This is a roundup post, mostly for myself so I can have a short record of where people wrote or talked about the book.
I was on NPR’s All Things Considered on Monday, talking with Robert Siegel about various pieces of How Not To Be Wrong. I liked that Siegel’s questions mostly started by reading a couple of sentences from the book. The point, after all, is to give some impression of what the book’s like, not what I’m like.
More radio: I did a half hour live on WPR’s Central Time, even getting to answer some call-in questions.
I did a live chat at io9 (the science/SF wing of Gawker) where I answered questions people posted in comments. Good questions! I think I covered them all.
Sarah Gray interviewed me in Salon. The format is unusual; it looks like they printed direct transcriptions of the recorded interview, with all my pauses and runon sentences and “like”s intact. E.G. I say
Yeah. In essence math is in the humanities, in the sense that it is a fundamental part of the human condition, it’s a fundamental part of what makes us human, always has been. Imagining people not thinking mathematically is like thinking about people not making music. We’ve been doing it since there was civilization and we always will be doing it. It’s like one of the central activities that we undertake. And obviously there are people who do it more and people who do it less. And there are people who call themselves unmusical but they’re probably not completely unmusical right? So I would obviously, I would hope that those things would not be in opposition and I don’t think they have to be.
Which is indeed what I said! But recorded more faithfully than is usual.
On Slate, I’ve got a series of blog entries going up, most of which are partly excerpted from the book. Here’s the first one, in which I defend the much-maligned term “number sentence.” Probably best that Slate didn’t like my proposed headline, “You’re Goddamn Right It’s a Number Sentence!”
Jonathan Wai, a big-time researcher on gifted kids, pushes back on my WSJ article in Psychology Today. I don’t think we actually disagree so much; in particular, he’s right that we don’t do much to nurture the many talented kids who, unlike me, grow up far away from money and universities.

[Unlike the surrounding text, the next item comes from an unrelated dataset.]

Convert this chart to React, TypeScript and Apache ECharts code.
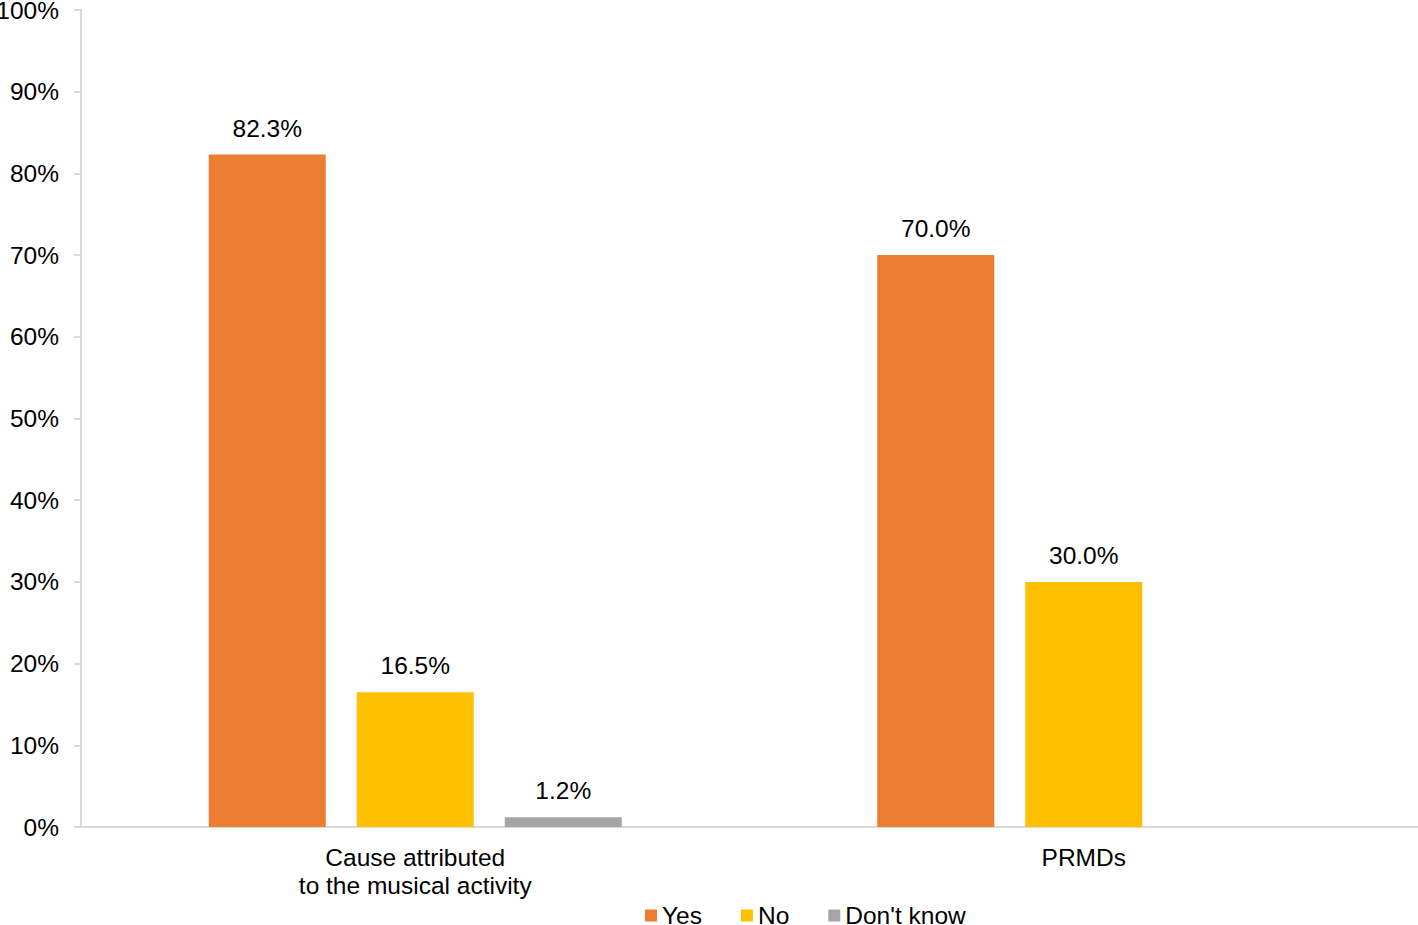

I thought online education might be the answer to this but now I’m not sure.
The Sunday Times (the England one, not the New York one) interviewed me and ran a short piece about the book (paywalled.) The Times wrote a bit about my treatment of George Stigler’s slogan, “If you never miss a plane, you’re spending too much time in airports.” Picking up on that, all the other British newspapers wrote stories about how an American mathematician had worked out a new formula for the optimal time to get to the airport! The Daily Mail piece is typical. Then I was denounced in the Independent for being a hyperrational efficiency expert. Eventually Andy Kiersz in Business Insider wrote something about the modest claims the book actually makes…
As I write, How Not To Be Wrong is the 49th best-selling book on Amazon!